EPMD Strictly Business; Fresh Records/Sleeping Bag Records, 1988
Without major label backing Erick and Parrish made dollars on their late-’80s debut. Joints like “You Gots to Chill” and “I’m Housin’” helped the brothers from Brentwood, Long Island established a healthy fan base. Sure some haters claimed that EPMD sounded like Rakim and that their music was wack, it didn’t matter because 30 days after its release the LP went gold.
2 Live Crew As Nasty As They Wanna Be; Skyywalker Records, 1989
With one of the more fitting album titles in hip-hop history, Luther Campbell and his merry band of perverted MCs packaged sex and sold it a million times over with this LP. Featuring a thong clad cover and raunchy records to boot; As Nasty As They Wanna Be became the soundtrack for strip clubs across the world.

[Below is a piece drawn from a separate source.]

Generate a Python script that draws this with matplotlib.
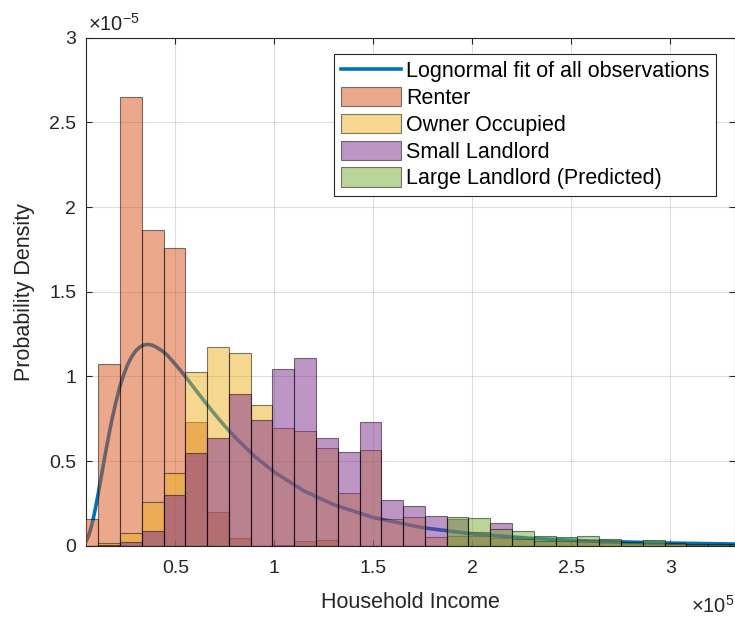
import numpy as np
import matplotlib.pyplot as plt
from matplotlib.ticker import FuncFormatter

plt.rcParams['font.family'] = ['Liberation Sans', 'DejaVu Sans']

# bin edges (dollars), shared by all four histograms
bin_width = 11000
edges = np.arange(0, 31 * bin_width + 1, bin_width)

# probability density per bin, in units of 1e-5
renter = [0.156, 1.074, 2.647, 1.862, 1.756, 0.728, 0.197, 0.044, 0.0, 0.004,
          0.028, 0.034, 0, 0, 0, 0, 0, 0, 0, 0,
          0, 0, 0, 0, 0, 0, 0, 0, 0, 0, 0]
owner = [0.0, 0.014, 0.073, 0.26, 0.427, 1.024, 1.175, 1.136, 0.829, 0.697,
         0.675, 0.575, 0.313, 0.567, 0.16, 0.167, 0.053, 0.06, 0.06, 0.044,
         0.038, 0.03, 0.025, 0.02, 0.015, 0.012, 0.01, 0.008, 0.006, 0.005, 0.005]
small_ll = [0.0, 0.005, 0.02, 0.085, 0.297, 0.545, 0.634, 0.896, 0.744, 1.043,
            1.108, 0.634, 0.551, 0.732, 0.27, 0.236, 0.177, 0.16, 0.08, 0.132,
            0.04, 0.03, 0.03, 0.035, 0.025, 0.015, 0.015, 0.008, 0.006, 0.005, 0.005]
large_ll = [0, 0, 0, 0, 0, 0, 0, 0, 0, 0,
            0, 0, 0, 0, 0, 0, 0, 0.171, 0.162, 0.097,
            0.087, 0.057, 0.049, 0.06, 0.042, 0.022, 0.033, 0.017, 0.012, 0.01, 0.01]

# lognormal fit curve
fit_x = [4850, 6000, 7000, 8000, 9000, 10000, 11000, 12000, 13500, 15000,
         16500, 18000, 20000, 22000, 24000, 26000, 28000, 30000, 32000, 34000,
         36000, 38000, 40000, 43000, 46000, 50000, 55000, 60000, 65000, 70000,
         75000, 80000, 90000, 100000, 115000, 130000, 150000, 175000, 200000,
         230000, 260000, 300000, 332600]
fit_y = [0.025, 0.054, 0.090, 0.134, 0.186, 0.244, 0.306, 0.372, 0.470, 0.568,
         0.660, 0.748, 0.850, 0.941, 1.013, 1.073, 1.118, 1.151, 1.173, 1.185,
         1.189, 1.185, 1.175, 1.153, 1.124, 1.071, 1.000, 0.923, 0.848, 0.775,
         0.706, 0.642, 0.528, 0.434, 0.323, 0.242, 0.166, 0.106, 0.070,
         0.043, 0.027, 0.0155, 0.0098]

names = ['Renter', 'Owner Occupied', 'Small Landlord', 'Large Landlord (Predicted)']
series = [renter, owner, small_ll, large_ll]
colors = [(0.85, 0.325, 0.098), (0.929, 0.694, 0.125),
          (0.494, 0.184, 0.556), (0.466, 0.674, 0.188)]
axcol = '#262626'

fig = plt.figure(figsize=(7.35, 6.18), dpi=100)
ax = fig.add_axes([86 / 735, 1 - 545.7 / 618, 649 / 735, 508 / 618])

ax.plot(fit_x, fit_y, color=(0, 0.447, 0.741), lw=2.6, zorder=2,
        solid_joinstyle='round', label='Lognormal fit of all observations')
for vals, name, c in zip(series, names, colors):
    ax.bar(edges[:-1], vals, width=bin_width, align='edge',
           facecolor=c + (0.5,), edgecolor=(0, 0, 0, 0.5), linewidth=0.8,
           zorder=3, label=name)

ax.set_xlim(4850, 332600)
ax.set_ylim(0, 3)
ax.set_xticks([50000, 100000, 150000, 200000, 250000, 300000])
ax.set_yticks([0, 0.5, 1, 1.5, 2, 2.5, 3])
ax.xaxis.set_major_formatter(FuncFormatter(lambda v, p: '%g' % (v / 1e5)))
ax.yaxis.set_major_formatter(FuncFormatter(lambda v, p: '%g' % v))

ax.grid(True, color=axcol, alpha=0.15, linewidth=0.8)
ax.set_axisbelow(True)
for s in ax.spines.values():
    s.set_color(axcol)
    s.set_linewidth(0.8)
ax.tick_params(direction='in', length=4, width=0.8, top=True, right=True,
               labelsize=14, colors=axcol, labelcolor=axcol)
ax.tick_params(axis='x', pad=10)
ax.tick_params(axis='y', pad=7)

ax.set_xlabel('Household Income', fontsize=15.5, color=axcol, labelpad=11)
ax.set_ylabel('Probability Density', fontsize=15.5, color=axcol, labelpad=10)

fig.text(88 / 735, 1 - 31 / 618, '×10$^{\\mathregular{-5}}$', fontsize=14.5,
         color=axcol, ha='left', va='baseline')
fig.text(1.0, 1 - 613 / 618, '×10$^{\\mathregular{5}}$', fontsize=14.5,
         color=axcol, ha='right', va='baseline')

leg = ax.legend(loc='upper right', bbox_to_anchor=(716 / 735, 1 - 54 / 618),
                bbox_transform=fig.transFigure, fontsize=15.5, borderaxespad=0,
                borderpad=0.3, labelspacing=0.22, handlelength=2.8,
                handleheight=1.0, handletextpad=0.25, fancybox=False,
                framealpha=1, edgecolor=axcol)
leg.get_frame().set_linewidth(0.8)

fig.savefig('out.png', dpi=100)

Geto Boys We Can’t Be Stopped; Rap-A-Lot, 1991
Years before Diddy told you that he won’t stop, Houston, Texas’ Geto Boys were already establishing their movement. Fueled by the classic rap single, “Mind Playing tricks on Me,” Willie D., Bushwick Bill and Scarface took CEO J. Prince’s local Rap-A-Lot to the national spotlight. ’Nuff respect due.
Mac Dre Young Black Brotha: The Album; Strictly Business, 1993
The Bay has always stood as the epitome of independent hip-hop hustle; enter Mac Dre. As a pioneer to the hyphy movement, Dre put a number of local Bay area artists on after he established his Thizz Music record label. His 1993 album Young Black Brotha: The Album is the one that started it all.
Eightball & MJG Comin’ Out Hard; Suave House, 1993
What do you do if the major labels aren’t sending A&Rs and talent scouts to your hometown, well if you’re Memphis, Tennessee representatives Eightball & MJG, then you hook up with Tony Draper’s Suave House Records. With their debut album Comin’ Out Hard Ball and ’G proved that you didn’t have to come out on a major to drop a classic album.